While it has used that leverage to secure many tough accords that help promote its enforcement goal of deterrence, historically it has been willing to compromise, especially on monetary relief. This is no longer the case. The FTC approach now, especially in cases involving financial offers to economically strapped (in FTC parlance, "last dollar”/”bottom dollar”) consumers, is all or nothing – "unconditionally surrender,” or we’ll see you in court.

This shift is most evident in its application of an "ability to pay” standard to consumer redress, and in a new insistence on lifetime marketing bans (rather than just restrictions) against first-time defendants. Regardless of the claimed amount of consumer injury, the FTC long has used a financial means test to reach monetary agreements. If you’ve been an FTC defendant (hopefully not!), you’ll know it requires financial disclosure statements as a condition of settlement detailing income, assets, expenses and liabilities.

In its traditional "ability to pay” formula, it usually would consider the "negative” side of the ledger and weigh liabilities against assets in determining redress. Today, while it still requires disclosure of liabilities, the only thing it really looks at are assets.
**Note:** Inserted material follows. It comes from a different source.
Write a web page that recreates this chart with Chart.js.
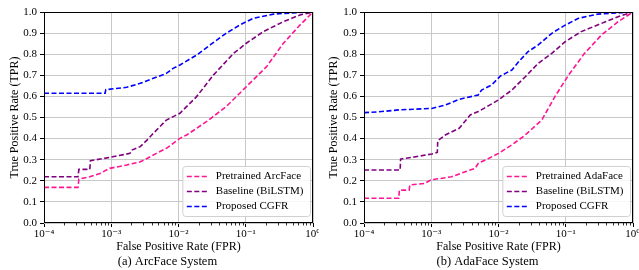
<!DOCTYPE html>
<html>
<head>
<meta charset="utf-8">
<script src="https://cdn.jsdelivr.net/npm/chart.js@4.4.1/dist/chart.umd.min.js"></script>
<style>
  html, body { margin: 0; padding: 0; background: #fff; }
  #wrap { position: relative; width: 639px; height: 270px; }
  canvas { position: absolute; top: 0; }
</style>
</head>
<body>
<div id="wrap">
  <canvas id="arc" width="319" height="270" style="left:0"></canvas>
  <canvas id="ada" width="320" height="270" style="left:319px"></canvas>
</div>
<script>
// legend labels
var arcLabels = ["Pretrained ArcFace", "Baseline (BiLSTM)", "Proposed CGFR"];
var adaLabels = ["Pretrained AdaFace", "Baseline (BiLSTM)", "Proposed CGFR"];

// (a) ArcFace system
var arcPreFpr = [1e-4, 3.2e-4, 3.3e-4, 4.8e-4, 6.8e-4, 9.5e-4, 1.7e-3, 2.7e-3, 3.4e-3, 4.7e-3, 6.6e-3, 1.05e-2, 1.32e-2, 2.6e-2, 5.1e-2, 0.102, 0.204, 0.363, 0.64, 1];
var arcPreTpr = [0.169, 0.169, 0.208, 0.219, 0.235, 0.259, 0.275, 0.29, 0.306, 0.33, 0.354, 0.401, 0.417, 0.48, 0.551, 0.646, 0.741, 0.852, 0.938, 1];
var arcBaseFpr = [1e-4, 3.2e-4, 3.3e-4, 4.8e-4, 4.9e-4, 9.5e-4, 1.9e-3, 2.0e-3, 2.7e-3, 3.4e-3, 4.0e-3, 6.6e-3, 1.05e-2, 1.86e-2, 3.3e-2, 6.6e-2, 0.102, 0.182, 0.363, 0.64, 1];
var arcBaseTpr = [0.219, 0.219, 0.254, 0.254, 0.295, 0.311, 0.33, 0.345, 0.362, 0.393, 0.417, 0.488, 0.52, 0.599, 0.701, 0.804, 0.852, 0.907, 0.954, 0.986, 1];
var arcCgfrFpr = [1e-4, 8.1e-4, 8.3e-4, 1.7e-3, 2.7e-3, 6.6e-3, 8.3e-3, 1.05e-2, 1.86e-2, 2.95e-2, 5.1e-2, 8.1e-2, 0.129, 0.257, 0.64, 1];
var arcCgfrTpr = [0.615, 0.615, 0.632, 0.643, 0.662, 0.709, 0.733, 0.749, 0.796, 0.844, 0.899, 0.938, 0.97, 0.99, 0.998, 1];

// (b) AdaFace system
var adaPreFpr = [1e-4, 3.3e-4, 3.35e-4, 4.7e-4, 4.8e-4, 8.1e-4, 9.8e-4, 2.0e-3, 3.2e-3, 4.5e-3, 5.0e-3, 7.1e-3, 1e-2, 1.58e-2, 2.5e-2, 4.4e-2, 6.9e-2, 0.11, 0.19, 0.34, 0.6, 1];
var adaPreTpr = [0.117, 0.117, 0.156, 0.156, 0.18, 0.188, 0.204, 0.219, 0.243, 0.259, 0.283, 0.306, 0.33, 0.37, 0.417, 0.488, 0.599, 0.701, 0.804, 0.891, 0.954, 1];
var adaBaseFpr = [1e-4, 3.45e-4, 3.5e-4, 5.9e-4, 1.02e-3, 1.23e-3, 1.25e-3, 1.62e-3, 2.6e-3, 3.8e-3, 5.0e-3, 1e-2, 1.58e-2, 2.5e-2, 3.9e-2, 6.2e-2, 9.8e-2, 0.17, 0.34, 0.6, 1];
var adaBaseTpr = [0.251, 0.251, 0.303, 0.314, 0.327, 0.335, 0.39, 0.417, 0.449, 0.512, 0.528, 0.583, 0.63, 0.693, 0.757, 0.804, 0.859, 0.907, 0.946, 0.978, 1];
var adaCgfrFpr = [1e-4, 1.66e-4, 3.3e-4, 1.02e-3, 1.62e-3, 2.6e-3, 5.0e-3, 5.6e-3, 7.9e-3, 1.07e-2, 1.58e-2, 2.0e-2, 2.75e-2, 3.9e-2, 6.2e-2, 9.8e-2, 0.155, 0.30, 1];
var adaCgfrTpr = [0.523, 0.527, 0.536, 0.543, 0.559, 0.586, 0.607, 0.63, 0.654, 0.697, 0.725, 0.765, 0.812, 0.844, 0.899, 0.938, 0.97, 0.99, 1];

// axis ticks
var xTicks = [1e-4, 1e-3, 1e-2, 1e-1, 1];
var yTicks = [0, 0.1, 0.2, 0.3, 0.4, 0.5, 0.6, 0.7, 0.8, 0.9, 1];

var colors = ["#ff1493", "#800080", "#0000ff"];
var serif = "'Liberation Serif', 'DejaVu Serif', serif";
var sup = { "-": "\u207b", "0": "\u2070", "1": "\u00b9", "2": "\u00b2", "3": "\u00b3", "4": "\u2074" };

Chart.defaults.font.family = serif;
Chart.defaults.color = "#000";

function toPoints(xs, ys) {
  return xs.map(function (x, i) { return { x: x, y: ys[i] }; });
}

// frame, minor ticks, legend box and caption
var extras = {
  id: "extras",
  afterDraw: function (chart, args, opts) {
    var a = chart.chartArea, ctx = chart.ctx, xs = chart.scales.x;
    var l = Math.round(a.left), r = Math.round(a.right), t = Math.round(a.top), b = Math.round(a.bottom);
    ctx.save();
    ctx.strokeStyle = "#000";
    ctx.lineWidth = 0.8;
    ctx.beginPath();
    for (var e = -4; e < 0; e++) {
      for (var m = 2; m < 10; m++) {
        var px = Math.round(xs.getPixelForValue(m * Math.pow(10, e))) + 0.5;
        ctx.moveTo(px, b);
        ctx.lineTo(px, b + 2.5);
      }
    }
    ctx.stroke();
    ctx.lineWidth = 1;
    ctx.strokeRect(l + 0.5, t + 0.5, r - l - 1, b - t - 1);

    // legend
    var ds = chart.data.datasets;
    ctx.font = "11px " + serif;
    var tw = 0;
    ds.forEach(function (d) { tw = Math.max(tw, ctx.measureText(d.label).width); });
    var w = 33 + tw + 7, h = 15 * ds.length + 5;
    var x0 = r - 2.5 - w, y0 = b - 6.5 - h;
    ctx.beginPath();
    ctx.roundRect(x0, y0, w, h, 3);
    ctx.fillStyle = "rgba(255,255,255,0.85)";
    ctx.fill();
    ctx.strokeStyle = "#d0d0d0";
    ctx.stroke();
    ds.forEach(function (d, i) {
      var y = y0 + 10 + i * 15;
      ctx.beginPath();
      ctx.setLineDash([5, 2.5]);
      ctx.strokeStyle = d.borderColor;
      ctx.lineWidth = 1.6;
      ctx.moveTo(x0 + 4, y);
      ctx.lineTo(x0 + 26, y);
      ctx.stroke();
      ctx.setLineDash([]);
      ctx.fillStyle = "#000";
      ctx.textBaseline = "middle";
      ctx.textAlign = "left";
      ctx.fillText(d.label, x0 + 33, y);
    });

    // caption under the axis
    ctx.font = "12.5px " + serif;
    ctx.textAlign = "center";
    ctx.textBaseline = "middle";
    ctx.fillText(opts.caption, (a.left + a.right) / 2 - 11, 262);
    ctx.restore();
  }
};

function makeChart(id, labels, fprs, tprs, caption, yWidth) {
  var datasets = labels.map(function (lab, i) {
    return {
      label: lab,
      data: toPoints(fprs[i], tprs[i]),
      borderColor: colors[i],
      borderWidth: 1.6,
      borderDash: [5, 2.5],
      pointRadius: 0,
      tension: 0,
      fill: false
    };
  });
  new Chart(document.getElementById(id), {
    type: "line",
    data: { datasets: datasets },
    plugins: [extras],
    options: {
      responsive: false,
      animation: false,
      layout: { padding: { top: 12, right: 6, bottom: 16, left: 0 } },
      scales: {
        x: {
          type: "logarithmic",
          min: 1e-4,
          max: 1,
          afterBuildTicks: function (s) { s.ticks = xTicks.map(function (v) { return { value: v }; }); },
          afterFit: function (s) { s.height = 31; s.paddingLeft = 0; s.paddingRight = 0; },
          ticks: {
            autoSkip: false,
            maxRotation: 0,
            padding: 1,
            font: { size: 11 },
            color: "#000",
            callback: function (v) {
              var e = String(Math.round(Math.log10(v)));
              return "10" + e.split("").map(function (c) { return sup[c]; }).join("");
            }
          },
          grid: { color: "#c8c8c8", lineWidth: 1, tickLength: 4, tickColor: "#000" },
          border: { display: false },
          title: { display: true, text: "False Positive Rate (FPR)", font: { size: 12 }, padding: 0 }
        },
        y: {
          min: 0,
          max: 1,
          afterBuildTicks: function (s) { s.ticks = yTicks.map(function (v) { return { value: v }; }); },
          afterFit: function (s) { s.width = yWidth; s.paddingTop = 0; s.paddingBottom = 0; },
          ticks: {
            padding: 3,
            font: { size: 11 },
            color: "#000",
            callback: function (v) { return v.toFixed(1); }
          },
          grid: { color: "#c8c8c8", lineWidth: 1, tickLength: 4, tickColor: "#000" },
          border: { display: false },
          title: { display: true, text: "True Positive Rate (TPR)", font: { size: 12 }, padding: { top: 8, bottom: 0 } }
        }
      },
      plugins: {
        legend: { display: false },
        tooltip: { enabled: false },
        extras: { caption: caption }
      }
    }
  });
}

makeChart("arc", arcLabels, [arcPreFpr, arcBaseFpr, arcCgfrFpr], [arcPreTpr, arcBaseTpr, arcCgfrTpr], "(a) ArcFace System", 44);
makeChart("ada", adaLabels, [adaPreFpr, adaBaseFpr, adaCgfrFpr], [adaPreTpr, adaBaseTpr, adaCgfrTpr], "(b) AdaFace System", 45);
</script>
</body>
</html>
If you have cash, securities, equity in a home or other property, or even a claim to "future payments” (such as a pending inheritance), the FTC will demand all or most of it as a condition of settlement, even if it effectively bankrupts you. If you don’t agree to pay, then it will seek a court judgment for the full amount of consumer injury (often millions) that you could be paying off for the rest of your life.

This is the sobering "choice” now presented to many DR marketers when sitting across the table from the FTC.
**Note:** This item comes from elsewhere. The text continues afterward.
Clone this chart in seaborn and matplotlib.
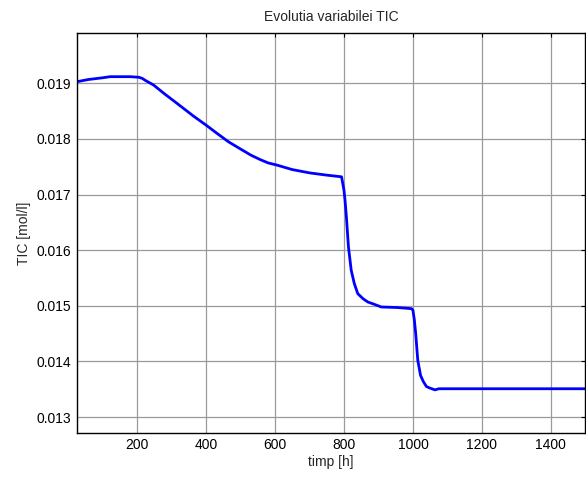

The other "option” they’re given is a lifetime conduct ban. Traditionally, the FTC has sought bans only against "recidivists” ("two-time losers” in FTC-speak). Kevin Trudeau is perhaps the most notorious poster boy for that policy. Now, it is employing a "one-strike-and-you’re-out” approach, demanding bans against DR marketers with no prior FTC record. These include bans on certain marketing methods (i.e., negative option) and sale of certain types of products (i.e., grants, employment services).

As harsh and unfair as these changes in settlement policy seem, from the FTC’s perspective, they are a necessary response to present conditions: desperate times require extreme measures. In its view, financially vulnerable consumers require maximum protection from and deterrence against unscrupulous conduct. Nevertheless, if the FTC feels it is justified to "wipe out” and ban misbehaving marketers in order to "send a message,” then it has a heightened responsibility to get its facts straight before it strikes and be sure it slams the right targets. Similarly, DR marketers have a heightened responsibility and self-interest to be sure their practices are compliant. The best way not to be ruined by the FTC is to give it no excuse to ruin you at all.